Input rows:
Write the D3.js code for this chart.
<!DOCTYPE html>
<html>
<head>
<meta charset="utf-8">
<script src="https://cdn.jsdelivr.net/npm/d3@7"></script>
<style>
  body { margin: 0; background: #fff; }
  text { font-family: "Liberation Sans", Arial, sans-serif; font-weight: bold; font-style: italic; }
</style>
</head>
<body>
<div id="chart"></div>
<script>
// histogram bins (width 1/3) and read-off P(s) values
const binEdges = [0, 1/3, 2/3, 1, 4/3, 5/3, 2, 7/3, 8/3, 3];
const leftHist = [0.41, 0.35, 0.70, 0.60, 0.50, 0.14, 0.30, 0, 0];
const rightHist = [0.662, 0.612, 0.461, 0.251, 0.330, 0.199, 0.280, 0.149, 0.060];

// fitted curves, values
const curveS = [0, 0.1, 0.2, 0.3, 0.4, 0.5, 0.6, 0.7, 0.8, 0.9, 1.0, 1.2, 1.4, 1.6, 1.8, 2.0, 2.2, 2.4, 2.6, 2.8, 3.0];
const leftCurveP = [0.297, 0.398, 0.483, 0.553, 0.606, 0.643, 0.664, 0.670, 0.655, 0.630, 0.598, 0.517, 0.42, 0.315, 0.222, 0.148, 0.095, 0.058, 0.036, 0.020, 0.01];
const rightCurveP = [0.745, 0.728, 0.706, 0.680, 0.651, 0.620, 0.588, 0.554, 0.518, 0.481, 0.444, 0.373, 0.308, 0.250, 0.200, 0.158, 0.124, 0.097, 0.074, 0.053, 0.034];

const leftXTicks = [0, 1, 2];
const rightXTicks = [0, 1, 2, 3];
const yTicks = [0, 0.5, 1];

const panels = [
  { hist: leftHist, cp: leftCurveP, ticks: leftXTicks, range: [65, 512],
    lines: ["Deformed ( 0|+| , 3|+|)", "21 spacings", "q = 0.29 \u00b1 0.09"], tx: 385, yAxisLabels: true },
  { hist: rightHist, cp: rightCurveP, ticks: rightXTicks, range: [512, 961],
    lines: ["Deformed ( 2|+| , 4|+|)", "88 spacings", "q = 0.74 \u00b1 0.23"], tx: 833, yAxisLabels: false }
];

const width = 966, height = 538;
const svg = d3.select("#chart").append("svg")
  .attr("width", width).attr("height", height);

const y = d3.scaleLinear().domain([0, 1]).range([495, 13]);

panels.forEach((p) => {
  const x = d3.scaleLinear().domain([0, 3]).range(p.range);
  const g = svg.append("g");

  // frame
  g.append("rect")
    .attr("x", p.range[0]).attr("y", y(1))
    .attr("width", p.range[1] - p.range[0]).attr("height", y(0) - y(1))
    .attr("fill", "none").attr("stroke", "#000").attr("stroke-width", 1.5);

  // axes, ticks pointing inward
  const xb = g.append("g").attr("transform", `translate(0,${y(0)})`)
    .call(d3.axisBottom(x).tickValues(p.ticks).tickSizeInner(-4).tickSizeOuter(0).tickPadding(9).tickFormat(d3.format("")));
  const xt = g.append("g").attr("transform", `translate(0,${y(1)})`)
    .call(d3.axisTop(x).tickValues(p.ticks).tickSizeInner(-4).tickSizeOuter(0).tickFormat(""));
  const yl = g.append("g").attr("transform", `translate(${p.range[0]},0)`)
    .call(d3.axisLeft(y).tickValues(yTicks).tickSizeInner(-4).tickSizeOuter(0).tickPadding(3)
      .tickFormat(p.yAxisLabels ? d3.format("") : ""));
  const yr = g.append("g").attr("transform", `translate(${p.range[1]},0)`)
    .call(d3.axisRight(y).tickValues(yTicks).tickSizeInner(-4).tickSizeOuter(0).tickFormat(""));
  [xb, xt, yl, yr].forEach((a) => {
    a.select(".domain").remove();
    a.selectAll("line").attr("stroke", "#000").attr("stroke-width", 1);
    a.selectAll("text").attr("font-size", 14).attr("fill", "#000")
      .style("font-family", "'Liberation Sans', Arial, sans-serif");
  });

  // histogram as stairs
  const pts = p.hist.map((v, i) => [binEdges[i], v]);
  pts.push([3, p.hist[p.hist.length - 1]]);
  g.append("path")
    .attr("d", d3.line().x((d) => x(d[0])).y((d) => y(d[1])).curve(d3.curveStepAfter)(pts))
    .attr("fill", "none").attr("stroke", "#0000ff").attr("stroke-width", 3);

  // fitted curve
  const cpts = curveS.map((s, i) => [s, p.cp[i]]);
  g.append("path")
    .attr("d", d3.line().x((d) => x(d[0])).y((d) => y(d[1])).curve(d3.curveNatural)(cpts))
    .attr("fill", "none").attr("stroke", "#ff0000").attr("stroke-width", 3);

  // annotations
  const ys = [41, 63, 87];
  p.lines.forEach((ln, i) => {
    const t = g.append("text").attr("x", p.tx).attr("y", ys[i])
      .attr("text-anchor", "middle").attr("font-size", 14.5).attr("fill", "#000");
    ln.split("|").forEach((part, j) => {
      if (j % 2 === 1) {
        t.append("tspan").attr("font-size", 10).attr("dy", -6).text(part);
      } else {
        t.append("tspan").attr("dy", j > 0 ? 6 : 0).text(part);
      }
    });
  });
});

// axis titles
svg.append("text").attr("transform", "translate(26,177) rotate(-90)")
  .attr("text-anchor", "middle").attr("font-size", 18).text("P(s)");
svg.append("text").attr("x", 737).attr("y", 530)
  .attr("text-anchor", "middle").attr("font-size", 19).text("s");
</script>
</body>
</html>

...

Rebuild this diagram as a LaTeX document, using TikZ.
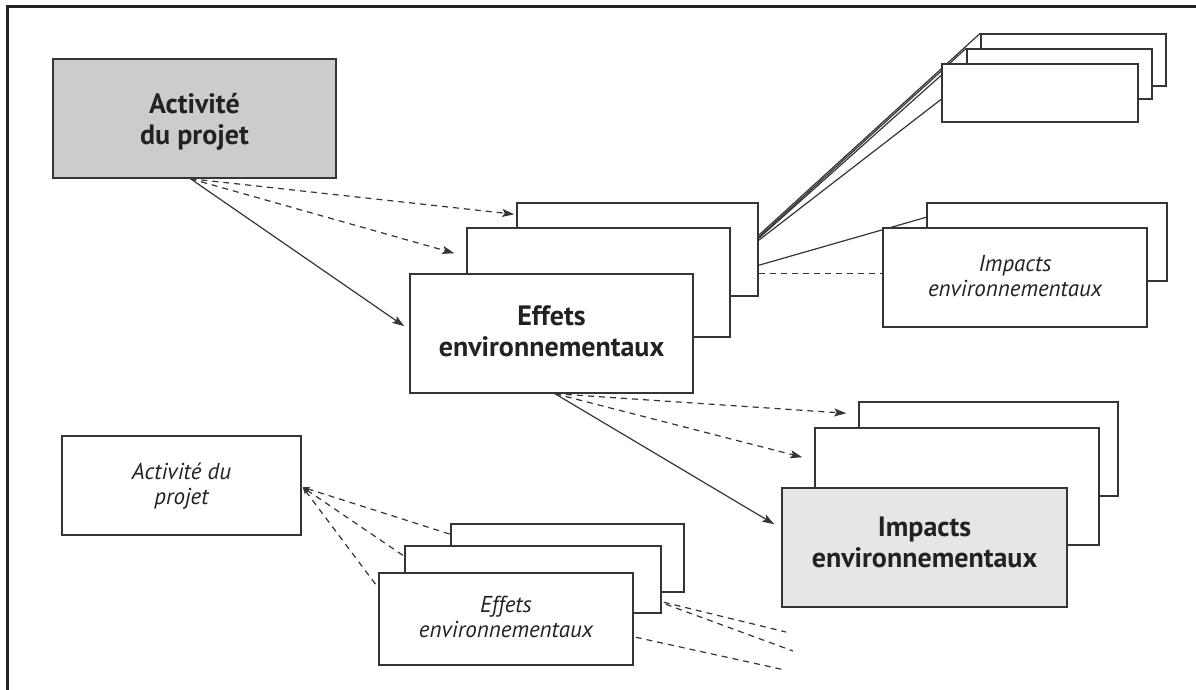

---

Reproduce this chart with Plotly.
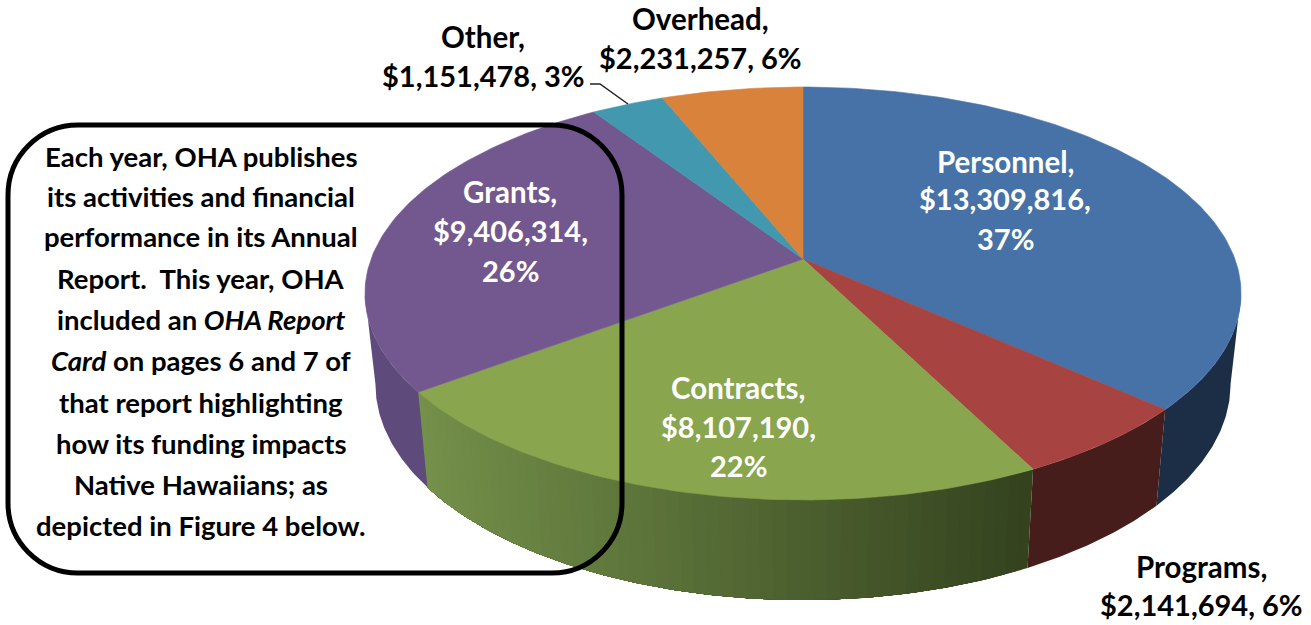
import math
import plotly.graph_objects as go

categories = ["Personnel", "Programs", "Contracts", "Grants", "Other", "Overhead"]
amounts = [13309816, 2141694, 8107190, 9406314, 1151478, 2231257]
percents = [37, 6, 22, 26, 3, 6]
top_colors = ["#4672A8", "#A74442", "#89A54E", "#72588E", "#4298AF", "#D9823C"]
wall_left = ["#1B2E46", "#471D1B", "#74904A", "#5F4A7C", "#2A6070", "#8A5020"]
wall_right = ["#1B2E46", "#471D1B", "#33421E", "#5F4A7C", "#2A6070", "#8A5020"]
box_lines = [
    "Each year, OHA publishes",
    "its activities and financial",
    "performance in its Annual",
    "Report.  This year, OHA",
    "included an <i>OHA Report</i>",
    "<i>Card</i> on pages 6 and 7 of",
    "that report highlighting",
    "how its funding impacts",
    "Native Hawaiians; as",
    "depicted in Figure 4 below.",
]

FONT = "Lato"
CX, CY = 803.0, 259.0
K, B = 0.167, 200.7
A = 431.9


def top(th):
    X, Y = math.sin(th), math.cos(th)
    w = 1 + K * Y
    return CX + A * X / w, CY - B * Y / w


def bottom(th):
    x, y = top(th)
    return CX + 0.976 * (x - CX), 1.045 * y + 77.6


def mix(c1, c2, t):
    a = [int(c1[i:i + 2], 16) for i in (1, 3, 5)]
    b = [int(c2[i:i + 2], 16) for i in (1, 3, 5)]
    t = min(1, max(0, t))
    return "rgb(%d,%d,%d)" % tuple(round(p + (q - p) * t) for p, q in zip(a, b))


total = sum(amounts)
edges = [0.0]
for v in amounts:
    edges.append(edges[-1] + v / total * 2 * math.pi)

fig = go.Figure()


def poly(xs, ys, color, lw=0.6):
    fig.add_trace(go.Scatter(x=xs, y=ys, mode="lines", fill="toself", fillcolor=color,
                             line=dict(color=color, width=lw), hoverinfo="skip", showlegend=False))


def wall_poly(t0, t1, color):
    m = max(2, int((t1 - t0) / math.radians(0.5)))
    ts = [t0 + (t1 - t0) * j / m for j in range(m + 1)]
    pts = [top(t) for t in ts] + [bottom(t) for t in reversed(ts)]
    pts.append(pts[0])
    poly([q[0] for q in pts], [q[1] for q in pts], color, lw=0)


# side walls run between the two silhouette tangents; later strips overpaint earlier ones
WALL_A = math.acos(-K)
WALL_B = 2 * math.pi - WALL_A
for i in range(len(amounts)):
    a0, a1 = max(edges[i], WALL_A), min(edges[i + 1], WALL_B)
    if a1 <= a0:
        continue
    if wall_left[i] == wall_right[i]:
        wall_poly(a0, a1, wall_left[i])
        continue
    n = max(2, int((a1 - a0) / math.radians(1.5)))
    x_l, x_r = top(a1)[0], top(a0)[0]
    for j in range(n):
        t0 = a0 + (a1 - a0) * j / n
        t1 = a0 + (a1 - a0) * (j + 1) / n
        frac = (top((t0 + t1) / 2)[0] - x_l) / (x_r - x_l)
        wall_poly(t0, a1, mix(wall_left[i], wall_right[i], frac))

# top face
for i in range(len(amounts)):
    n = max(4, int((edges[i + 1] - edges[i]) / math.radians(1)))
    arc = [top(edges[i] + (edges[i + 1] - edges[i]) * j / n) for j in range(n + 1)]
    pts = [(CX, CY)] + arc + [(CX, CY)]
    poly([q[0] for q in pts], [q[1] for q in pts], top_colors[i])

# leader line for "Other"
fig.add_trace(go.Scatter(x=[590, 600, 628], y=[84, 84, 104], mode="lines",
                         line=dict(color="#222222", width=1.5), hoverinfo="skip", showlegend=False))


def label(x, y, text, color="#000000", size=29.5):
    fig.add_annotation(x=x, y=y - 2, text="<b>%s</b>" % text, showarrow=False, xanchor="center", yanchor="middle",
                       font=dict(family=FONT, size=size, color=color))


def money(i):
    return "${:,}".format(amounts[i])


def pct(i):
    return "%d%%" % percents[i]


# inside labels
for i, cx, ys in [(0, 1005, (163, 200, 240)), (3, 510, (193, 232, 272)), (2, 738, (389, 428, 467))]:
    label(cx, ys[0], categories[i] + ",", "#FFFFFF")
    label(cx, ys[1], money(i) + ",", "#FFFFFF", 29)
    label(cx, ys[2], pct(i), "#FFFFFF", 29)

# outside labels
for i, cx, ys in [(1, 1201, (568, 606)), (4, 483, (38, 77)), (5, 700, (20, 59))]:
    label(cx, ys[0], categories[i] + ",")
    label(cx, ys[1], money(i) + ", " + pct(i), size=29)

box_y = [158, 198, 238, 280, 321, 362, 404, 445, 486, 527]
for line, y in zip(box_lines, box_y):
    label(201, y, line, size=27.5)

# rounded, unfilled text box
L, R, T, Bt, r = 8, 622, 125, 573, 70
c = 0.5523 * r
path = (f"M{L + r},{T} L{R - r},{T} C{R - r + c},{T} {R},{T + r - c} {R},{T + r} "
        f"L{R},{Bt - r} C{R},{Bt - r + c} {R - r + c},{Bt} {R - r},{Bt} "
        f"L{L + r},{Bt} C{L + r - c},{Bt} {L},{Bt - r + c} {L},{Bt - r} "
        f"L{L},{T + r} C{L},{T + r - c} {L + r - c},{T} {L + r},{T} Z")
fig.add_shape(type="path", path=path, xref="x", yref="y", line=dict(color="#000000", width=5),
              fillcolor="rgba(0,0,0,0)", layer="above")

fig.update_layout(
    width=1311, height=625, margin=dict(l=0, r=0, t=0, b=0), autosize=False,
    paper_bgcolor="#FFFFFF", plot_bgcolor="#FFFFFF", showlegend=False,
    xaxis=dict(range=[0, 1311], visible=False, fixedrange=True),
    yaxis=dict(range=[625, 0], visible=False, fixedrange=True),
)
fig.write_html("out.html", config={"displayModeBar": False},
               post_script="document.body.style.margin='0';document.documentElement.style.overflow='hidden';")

Set task: Go back to the lines above and output, exactly as they stand, the ones from the line containing "Reproduce this chart with Plotly." to the line containing "return CX + 0.976". Leave all pictures behind.

Written response:
Reproduce this chart with Plotly.
import math
import plotly.graph_objects as go

categories = ["Personnel", "Programs", "Contracts", "Grants", "Other", "Overhead"]
amounts = [13309816, 2141694, 8107190, 9406314, 1151478, 2231257]
percents = [37, 6, 22, 26, 3, 6]
top_colors = ["#4672A8", "#A74442", "#89A54E", "#72588E", "#4298AF", "#D9823C"]
wall_left = ["#1B2E46", "#471D1B", "#74904A", "#5F4A7C", "#2A6070", "#8A5020"]
wall_right = ["#1B2E46", "#471D1B", "#33421E", "#5F4A7C", "#2A6070", "#8A5020"]
box_lines = [
    "Each year, OHA publishes",
    "its activities and financial",
    "performance in its Annual",
    "Report.  This year, OHA",
    "included an <i>OHA Report</i>",
    "<i>Card</i> on pages 6 and 7 of",
    "that report highlighting",
    "how its funding impacts",
    "Native Hawaiians; as",
    "depicted in Figure 4 below.",
]

FONT = "Lato"
CX, CY = 803.0, 259.0
K, B = 0.167, 200.7
A = 431.9


def top(th):
    X, Y = math.sin(th), math.cos(th)
    w = 1 + K * Y
    return CX + A * X / w, CY - B * Y / w


def bottom(th):
    x, y = top(th)
    return CX + 0.976 * (x - CX), 1.045 * y + 77.6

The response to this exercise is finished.